Records from a data collection:

^^^^

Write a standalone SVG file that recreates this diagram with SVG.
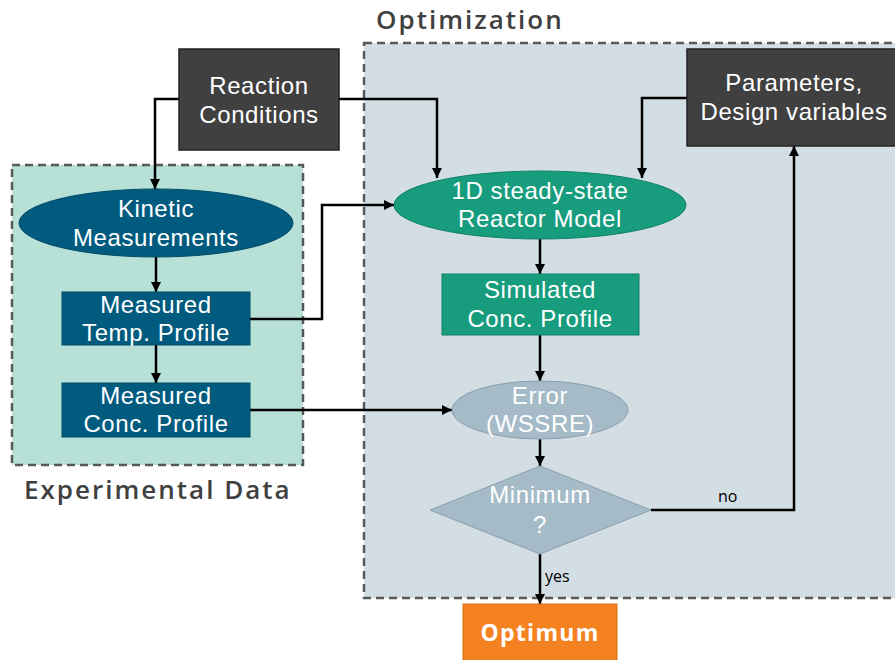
<svg xmlns="http://www.w3.org/2000/svg" width="895" height="660" viewBox="0 0 895 660">
<defs>
<marker id="ah" viewBox="0 0 10 10" refX="10" refY="5" markerWidth="10" markerHeight="10" markerUnits="userSpaceOnUse" orient="auto">
<path d="M0,0 L10,5 L0,10 z" fill="#000"/>
</marker>
<style>
.t{font-family:"Liberation Sans",Arial,sans-serif;font-size:24px;letter-spacing:0.6px;fill:#fff;text-anchor:middle}
.title{font-family:"Open Sans","Noto Sans",sans-serif;font-size:26px;font-weight:600;fill:#404040;letter-spacing:2px}
.lbl{font-family:"Open Sans","Noto Sans",sans-serif;font-size:16px;fill:#000}
.c{fill:none;stroke:#000;stroke-width:2.5;marker-end:url(#ah)}
.grp{stroke:#595959;stroke-width:2.5;stroke-dasharray:8 5}
</style>
</defs>
<g id="optimization-group">
<rect class="grp" x="364" y="43" width="545" height="555" fill="#d3dde4"/>
<text class="title" x="376" y="29">Optimization</text>
</g>
<g id="experimental-group">
<rect class="grp" x="12" y="165" width="291" height="300" fill="#b7e0d7"/>
<text class="title" x="24" y="499">Experimental Data</text>
</g>
<g id="connectors">
<path class="c" d="M179,99 H155 V189"/>
<path class="c" d="M339,99 H437 V178"/>
<path class="c" d="M687,98 H642 V178"/>
<path class="c" d="M156,257 V292"/>
<path class="c" d="M250,319 H322 V205 H394"/>
<path class="c" d="M156,345 V383"/>
<path class="c" d="M250,410 H452"/>
<path class="c" d="M540,238 V274"/>
<path class="c" d="M540,335 V381"/>
<path class="c" d="M540,439 V466"/>
<path class="c" d="M651,510 H794 V146"/>
<path class="c" d="M540,554 V604"/>
<text class="lbl" x="718" y="502">no</text>
<text class="lbl" x="545" y="582">yes</text>
</g>
<g id="reaction-conditions">
<rect x="179" y="49" width="160" height="101" fill="#404040" stroke="#222" stroke-width="1.5"/>
<text class="t" x="259" y="94">Reaction</text>
<text class="t" x="259" y="123">Conditions</text>
</g>
<g id="parameters">
<rect x="687" y="49" width="220" height="97" fill="#404040" stroke="#222" stroke-width="1.5"/>
<text class="t" x="794" y="91">Parameters,</text>
<text class="t" x="794" y="120">Design variables</text>
</g>
<g id="kinetic-measurements">
<ellipse cx="156" cy="223" rx="137" ry="34" fill="#005b7f" stroke="#004a66" stroke-width="1"/>
<text class="t" x="156" y="217">Kinetic</text>
<text class="t" x="156" y="246">Measurements</text>
</g>
<g id="measured-temp">
<rect x="62" y="292" width="188" height="53" fill="#005b7f" stroke="#004a66" stroke-width="1"/>
<text class="t" x="156" y="313">Measured</text>
<text class="t" x="156" y="341">Temp. Profile</text>
</g>
<g id="measured-conc">
<rect x="62" y="383" width="188" height="54" fill="#005b7f" stroke="#004a66" stroke-width="1"/>
<text class="t" x="156" y="404">Measured</text>
<text class="t" x="156" y="432">Conc. Profile</text>
</g>
<g id="reactor-model">
<ellipse cx="540" cy="205" rx="146" ry="34" fill="#179c7d" stroke="#128068" stroke-width="1"/>
<text class="t" x="540" y="199">1D steady-state</text>
<text class="t" x="540" y="227">Reactor Model</text>
</g>
<g id="simulated-conc">
<rect x="442" y="274" width="197" height="61" fill="#179c7d" stroke="#128068" stroke-width="1"/>
<text class="t" x="540" y="298">Simulated</text>
<text class="t" x="540" y="327">Conc. Profile</text>
</g>
<g id="error">
<ellipse cx="540" cy="410" rx="88" ry="29" fill="#a5bbc7" stroke="#8aa0ac" stroke-width="1"/>
<text class="t" x="540" y="404">Error</text>
<text class="t" x="540" y="432">(WSSRE)</text>
</g>
<g id="minimum">
<polygon points="540,466 651,510 540,554 430,510" fill="#a5bbc7" stroke="#8aa0ac" stroke-width="1"/>
<text class="t" x="540" y="503">Minimum</text>
<text class="t" x="540" y="533">?</text>
</g>
<g id="optimum">
<rect x="463" y="604" width="154" height="60" fill="#f58220" stroke="#d86e10" stroke-width="1"/>
<text x="540" y="641" style="font-family:'Open Sans','Noto Sans',sans-serif;fill:#fff;text-anchor:middle;font-weight:700;font-size:23px;letter-spacing:1.3px">Optimum</text>
</g>
</svg>
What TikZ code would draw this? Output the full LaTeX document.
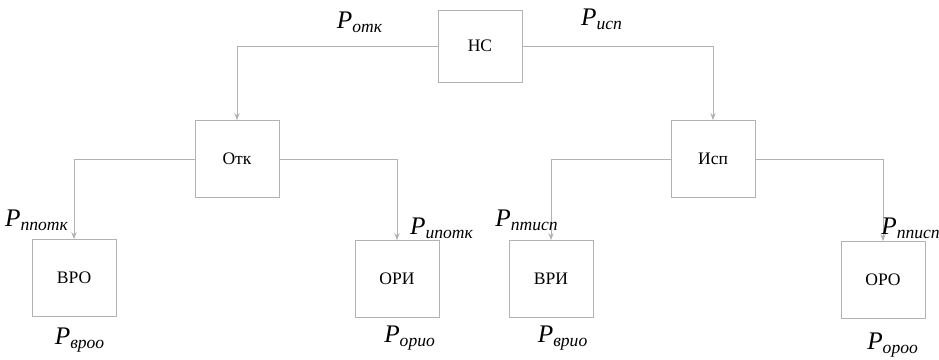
\documentclass[tikz,border=0pt]{standalone}
\usepackage{fontspec}
\setmainfont{Liberation Serif}
\usetikzlibrary{arrows.meta, positioning}

\newcommand{\prb}[1]{\textit{P}\textsubscript{\textit{#1}}}

\begin{document}
\begin{tikzpicture}[x=0.02cm, y=-0.02cm,
        every node/.style={align=center, font=\normalsize},
        box/.style={draw=gray!60, minimum width=1.68cm,
                    minimum height=1.54cm, inner sep=2pt},
        arr/.style={-{Stealth[length=4pt, width=3pt]}, draw=gray!60, line width=0.5pt},
        prob/.style={font=\Large, inner sep=1pt}
    ]
        \useasboundingbox (0,0) rectangle (939,359);
        % boxes
        \node[box, minimum height=1.44cm] (nc)  at (480,46)  {НС};
        \node[box] (otk) at (237,159) {Отк};
        \node[box] (isp) at (713,159) {Исп};
        \node[box] (vro) at (74,278)  {ВРО};
        \node[box] (ori) at (397,279) {ОРИ};
        \node[box] (vri) at (551,279) {ВРИ};
        \node[box] (oro) at (883,280) {ОРО};
        % connectors
        \draw[arr] (nc.west)  -| (otk.north);
        \draw[arr] (nc.east)  -| (isp.north);
        \draw[arr] (otk.west) -| (vro.north);
        \draw[arr] (otk.east) -| (ori.north);
        \draw[arr] (isp.west) -| (vri.north);
        \draw[arr] (isp.east) -| (oro.north);
        % probabilities
        \node[prob] (potk)   at (360,22)  {\prb{отк}};
        \node[prob] (pisp)   at (602,19)  {\prb{исп}};
        \node[prob] (ppotk)  at (37,220)  {\prb{ппотк}};
        \node[prob] (pipotk) at (442,228) {\prb{ипотк}};
        \node[prob] (ptisp)  at (527,220) {\prb{птисп}};
        \node[prob] (ppisp)  at (911,228) {\prb{пписп}};
        \node[prob] (pvroo)  at (80,340)  {\prb{вроо}};
        \node[prob] (porio)  at (410,338) {\prb{орио}};
        \node[prob] (pvrio)  at (563,338) {\prb{врио}};
        \node[prob] (poroo)  at (893,345) {\prb{ороо}};
    \end{tikzpicture}
\end{document}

^^^^

→ **WORK INSTRUCTIONS**: Count up the lines in the listing that hold the word "this", and give that number only.

→ **THE ANSWER**: 2